***** Input
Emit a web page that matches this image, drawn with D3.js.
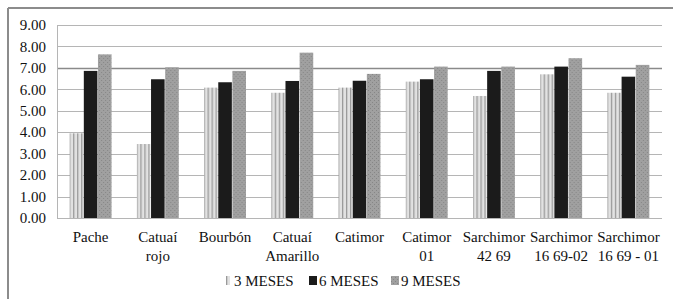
<!DOCTYPE html>
<html>
<head>
<meta charset="utf-8">
<script src="https://cdn.jsdelivr.net/npm/d3@7"></script>
<style>
  body { margin: 0; background: #fff; }
</style>
</head>
<body>
<script>
// varieties on the x axis (two lines each)
var categories = [
  ["Pache"], ["Catuaí", "rojo"], ["Bourbón"], ["Catuaí", "Amarillo"], ["Catimor"],
  ["Catimor", "01"], ["Sarchimor", "42 69"], ["Sarchimor", "16 69-02"], ["Sarchimor", "16 69 - 01"]
];
var seriesNames = ["3 MESES", "6 MESES", "9 MESES"];
var mes3 = [3.95, 3.45, 6.08, 5.84, 6.08, 6.36, 5.69, 6.70, 5.84];
var mes6 = [6.86, 6.47, 6.33, 6.39, 6.40, 6.47, 6.86, 7.06, 6.59];
var mes9 = [7.63, 7.03, 6.86, 7.71, 6.72, 7.06, 7.06, 7.45, 7.14];
var yTicks = [0, 1, 2, 3, 4, 5, 6, 7, 8, 9];

var width = 673, height = 299;
var margin = {top: 25, right: 11, bottom: 81, left: 57};
var serif = "Liberation Serif";

var svg = d3.select("body").append("svg")
  .attr("width", width)
  .attr("height", height)
  .attr("font-family", serif);

// patterns for the bars
var defs = svg.append("defs");
var p3 = defs.append("pattern").attr("id", "pat3")
  .attr("patternUnits", "userSpaceOnUse").attr("width", 4).attr("height", 4);
p3.append("rect").attr("width", 4).attr("height", 4).attr("fill", "#e2e2e2");
p3.append("rect").attr("x", 0).attr("width", 1.3).attr("height", 4).attr("fill", "#9a9a9a");

var p9 = defs.append("pattern").attr("id", "pat9")
  .attr("patternUnits", "userSpaceOnUse").attr("width", 4).attr("height", 4);
p9.append("rect").attr("width", 4).attr("height", 4).attr("fill", "#a0a0a0");
p9.append("rect").attr("x", 0).attr("y", 0).attr("width", 1).attr("height", 1).attr("fill", "#868686");
p9.append("rect").attr("x", 2).attr("y", 2).attr("width", 1).attr("height", 1).attr("fill", "#868686");

var fills = ["url(#pat3)", "#1b1b1b", "url(#pat9)"];

// chart frame (top and left edges visible)
svg.append("line").attr("x1", 8).attr("x2", width).attr("y1", 8).attr("y2", 8)
  .attr("stroke", "#8c8c8c").attr("stroke-width", 2);
svg.append("line").attr("x1", 8).attr("x2", 8).attr("y1", 8).attr("y2", height)
  .attr("stroke", "#8c8c8c").attr("stroke-width", 2);

var x0 = d3.scaleBand()
  .domain(d3.range(categories.length))
  .range([margin.left, width - margin.right])
  .paddingInner(0.36).paddingOuter(0.18);

var x1 = d3.scaleBand()
  .domain(d3.range(3))
  .range([0, x0.bandwidth()])
  .padding(0.04);

var y = d3.scaleLinear()
  .domain([0, 9])
  .range([height - margin.bottom, margin.top]);

// gridlines
svg.append("g").selectAll("line")
  .data(yTicks)
  .enter().append("line")
  .attr("x1", margin.left)
  .attr("x2", width - margin.right)
  .attr("y1", function(d) { return Math.round(y(d)) + 0.5; })
  .attr("y2", function(d) { return Math.round(y(d)) + 0.5; })
  .attr("stroke", function(d) { return d === 7 ? "#8a8a8a" : "#b5b5b5"; })
  .attr("stroke-width", function(d) { return d === 7 ? 1.5 : 1; });

// y axis line
svg.append("line")
  .attr("x1", margin.left + 0.5).attr("x2", margin.left + 0.5)
  .attr("y1", y(9)).attr("y2", y(0))
  .attr("stroke", "#b5b5b5");

// y tick labels
svg.append("g").selectAll("text")
  .data(yTicks)
  .enter().append("text")
  .attr("x", 46)
  .attr("y", function(d) { return y(d); })
  .attr("dy", "0.35em")
  .attr("text-anchor", "end")
  .attr("font-family", serif)
  .attr("font-size", 15)
  .attr("fill", "#111")
  .text(function(d) { return d3.format(".2f")(d); });

// bars
var allSeries = [mes3, mes6, mes9];
var group = svg.append("g").selectAll("g")
  .data(categories)
  .enter().append("g")
  .attr("transform", function(d, i) { return "translate(" + x0(i) + ",0)"; });

group.selectAll("rect")
  .data(function(d, i) { return allSeries.map(function(s, k) { return {k: k, v: s[i]}; }); })
  .enter().append("rect")
  .attr("x", function(d) { return x1(d.k); })
  .attr("width", x1.bandwidth())
  .attr("y", function(d) { return y(d.v); })
  .attr("height", function(d) { return y(0) - y(d.v); })
  .attr("fill", function(d) { return fills[d.k]; });

// category labels
var lab = svg.append("g").selectAll("text")
  .data(categories)
  .enter().append("text")
  .attr("x", function(d, i) { return x0(i) + x0.bandwidth() / 2; })
  .attr("y", 242)
  .attr("text-anchor", "middle")
  .attr("font-family", serif)
  .attr("font-size", 15)
  .attr("fill", "#111");
lab.selectAll("tspan")
  .data(function(d) { return d; })
  .enter().append("tspan")
  .attr("x", function() { return d3.select(this.parentNode).attr("x"); })
  .attr("dy", function(d, i) { return i === 0 ? 0 : 19; })
  .text(function(d) { return d; });

// legend
var legendX = [226, 309, 391];
var leg = svg.append("g").selectAll("g")
  .data(seriesNames)
  .enter().append("g")
  .attr("transform", function(d, i) { return "translate(" + legendX[i] + ",281)"; });
leg.append("rect")
  .attr("x", 0).attr("y", -5)
  .attr("width", function(d, i) { return i === 0 ? 4 : 8; })
  .attr("height", 9)
  .attr("fill", function(d, i) { return fills[i]; });
leg.append("text")
  .attr("x", function(d, i) { return i === 0 ? 8 : 10; })
  .attr("dy", "0.35em")
  .attr("font-family", serif)
  .attr("font-size", 15)
  .attr("fill", "#111")
  .text(function(d) { return d; });
</script>
</body>
</html>
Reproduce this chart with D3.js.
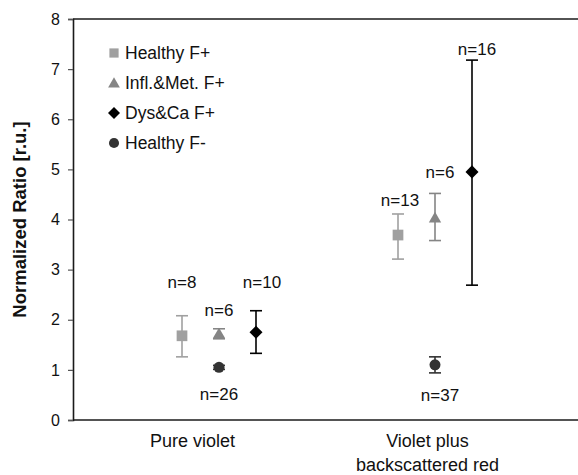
<!DOCTYPE html>
<html>
<head>
<meta charset="utf-8">
<script src="https://cdn.jsdelivr.net/npm/d3@7"></script>
<style>
  html, body { margin: 0; padding: 0; background: #fff; }
  svg { display: block; font-family: "Liberation Sans", Arial, Helvetica, sans-serif; }
</style>
</head>
<body>
<svg id="chart" width="578" height="475"></svg>
<script>
// Excitation conditions (x categories)
const categories = ["Pure violet", "Violet plus backscattered red"];
const categoryLines = [["Pure violet"], ["Violet plus", "backscattered red"]];

// Groups shown in the legend
const seriesNames = ["Healthy F+", "Infl.&Met. F+", "Dys&Ca F+", "Healthy F-"];

// Mean normalized ratio per series, one value per category
const meanHealthyFPlus = [1.68, 3.69];
const meanInflMetFPlus = [1.72, 4.03];
const meanDysCaFPlus   = [1.75, 4.95];
const meanHealthyFMinus = [1.05, 1.10];

// Upper / lower error-bar ends
const upperHealthyFPlus = [2.08, 4.11];
const lowerHealthyFPlus = [1.26, 3.21];
const upperInflMetFPlus = [1.82, 4.52];
const lowerInflMetFPlus = [1.62, 3.58];
const upperDysCaFPlus   = [2.18, 7.18];
const lowerDysCaFPlus   = [1.33, 2.69];
const upperHealthyFMinus = [1.09, 1.26];
const lowerHealthyFMinus = [1.01, 0.94];

// Sample sizes
const nHealthyFPlus = [8, 13];
const nInflMetFPlus = [6, 6];
const nDysCaFPlus   = [10, 16];
const nHealthyFMinus = [26, 37];

// Y axis ticks
const yTicks = [0, 1, 2, 3, 4, 5, 6, 7, 8];

// ---- styling / layout ----
// a square turned 45 degrees, for the diamond marker
const rotatedSquare = {
  draw(context, size) {
    const r = Math.sqrt(size / 2);
    context.moveTo(0, -r); context.lineTo(r, 0); context.lineTo(0, r); context.lineTo(-r, 0);
    context.closePath();
  }
};
const style = [
  { color: "#a0a0a0", symbol: d3.symbolSquare,   size: 115, legendSize: 85, dx: -37, dy: 0 },
  { color: "#858585", symbol: d3.symbolTriangle, size: 66,  legendSize: 60, dx: 0,   dy: 1 },
  { color: "#000000", symbol: rotatedSquare,     size: 85,  legendSize: 72, dx: 37,  dy: 0 },
  { color: "#333333", symbol: d3.symbolCircle,   size: 95,  legendSize: 80, dx: 0,   dy: 0 }
];
// n= label placement relative to the point (px), per category and series
const labelPlacement = [
  [{dx: 0, dy: -34, from: "top"}, {dx: 0, dy: -19, from: "top"}, {dx: 6, dy: -29, from: "top"}, {dx: 0, dy: 27, from: "mean"}],
  [{dx: 2, dy: -14, from: "top"}, {dx: 5, dy: -21, from: "top"}, {dx: 5, dy: -11, from: "top"}, {dx: 5, dy: 30, from: "mean"}]
];

const means = [meanHealthyFPlus, meanInflMetFPlus, meanDysCaFPlus, meanHealthyFMinus];
const uppers = [upperHealthyFPlus, upperInflMetFPlus, upperDysCaFPlus, upperHealthyFMinus];
const lowers = [lowerHealthyFPlus, lowerInflMetFPlus, lowerDysCaFPlus, lowerHealthyFMinus];
const counts = [nHealthyFPlus, nInflMetFPlus, nDysCaFPlus, nHealthyFMinus];

const svg = d3.select("#chart");
const plotLeft = 73, plotRight = 578, plotTop = 19, plotBottom = 420;

const y = d3.scaleLinear().domain([0, 8]).range([plotBottom, plotTop]);
// category label positions
const xLabel = d3.scaleBand().domain(categories).range([75, 545]);
// point group centres
const xGroup = d3.scalePoint().domain(categories).range([219, 435]);

// frame lines: top and bottom
svg.append("line").attr("x1", plotLeft).attr("x2", plotRight).attr("y1", plotTop).attr("y2", plotTop)
  .attr("stroke", "#1a1a1a").attr("stroke-width", 1.6);
svg.append("line").attr("x1", plotLeft).attr("x2", plotRight).attr("y1", plotBottom).attr("y2", plotBottom)
  .attr("stroke", "#1a1a1a").attr("stroke-width", 1.6);

// y axis
const yAxis = d3.axisLeft(y).tickValues(yTicks).tickSize(5).tickPadding(8).tickFormat(d3.format("d"));
const gy = svg.append("g").attr("transform", `translate(${plotLeft},0)`).call(yAxis);
gy.select(".domain").attr("stroke", "#1a1a1a").attr("stroke-width", 1.6);
gy.selectAll(".tick line").attr("stroke", "#555").attr("stroke-width", 1.2);
gy.selectAll(".tick text").attr("font-size", 16).attr("fill", "#111")
  .attr("font-family", "'Liberation Sans', Arial, sans-serif");

// y title
svg.append("text")
  .attr("transform", `translate(26,${(plotTop + plotBottom) / 2}) rotate(-90)`)
  .attr("text-anchor", "middle")
  .attr("font-size", 18.5).attr("font-weight", "bold").attr("fill", "#111")
  .text("Normalized Ratio [r.u.]");

// category labels
categories.forEach((c, i) => {
  const t = svg.append("text").attr("text-anchor", "middle")
    .attr("font-size", 18).attr("fill", "#111");
  categoryLines[i].forEach((line, j) => {
    t.append("tspan").attr("x", xLabel(c) + xLabel.bandwidth() / 2)
      .attr("y", 447 + j * 24).text(line);
  });
});

// error bars, markers and n labels
const capW = 12;
seriesNames.forEach((name, s) => {
  const st = style[s];
  const g = svg.append("g");
  categories.forEach((c, i) => {
    const cx = xGroup(c) + st.dx;
    const yu = y(uppers[s][i]), yl = y(lowers[s][i]), ym = y(means[s][i]);
    g.append("line").attr("x1", cx).attr("x2", cx).attr("y1", yu).attr("y2", yl)
      .attr("stroke", st.color).attr("stroke-width", 1.6);
    [yu, yl].forEach(yy => g.append("line")
      .attr("x1", cx - capW / 2).attr("x2", cx + capW / 2).attr("y1", yy).attr("y2", yy)
      .attr("stroke", st.color).attr("stroke-width", 1.6));
    g.append("path")
      .attr("d", d3.symbol().type(st.symbol).size(st.size)())
      .attr("transform", `translate(${cx},${ym + st.dy})`)
      .attr("fill", st.color);

    const lp = labelPlacement[i][s];
    const anchorY = lp.from === "top" ? yu : ym;
    svg.append("text").attr("x", cx + lp.dx).attr("y", anchorY + lp.dy)
      .attr("dy", "0.35em").attr("text-anchor", "middle")
      .attr("font-size", 17).attr("fill", "#111")
      .text("n=" + counts[s][i]);
  });
});

// legend
const legend = svg.append("g").attr("transform", "translate(114,53)");
seriesNames.forEach((name, s) => {
  const row = legend.append("g").attr("transform", `translate(0,${s * 30})`);
  row.append("path")
    .attr("d", d3.symbol().type(style[s].symbol).size(style[s].legendSize)())
    .attr("transform", `translate(0,${style[s].dy})`)
    .attr("fill", style[s].color);
  row.append("text").attr("x", 11).attr("dy", "0.35em")
    .attr("font-size", 17.5).attr("fill", "#111").text(name);
});
</script>
</body>
</html>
**********
What to do: Show all lines from the listing above in which "with" appears.

Solution below:
Emit a web page that matches this image, drawn with D3.js.
Reproduce this chart with D3.js.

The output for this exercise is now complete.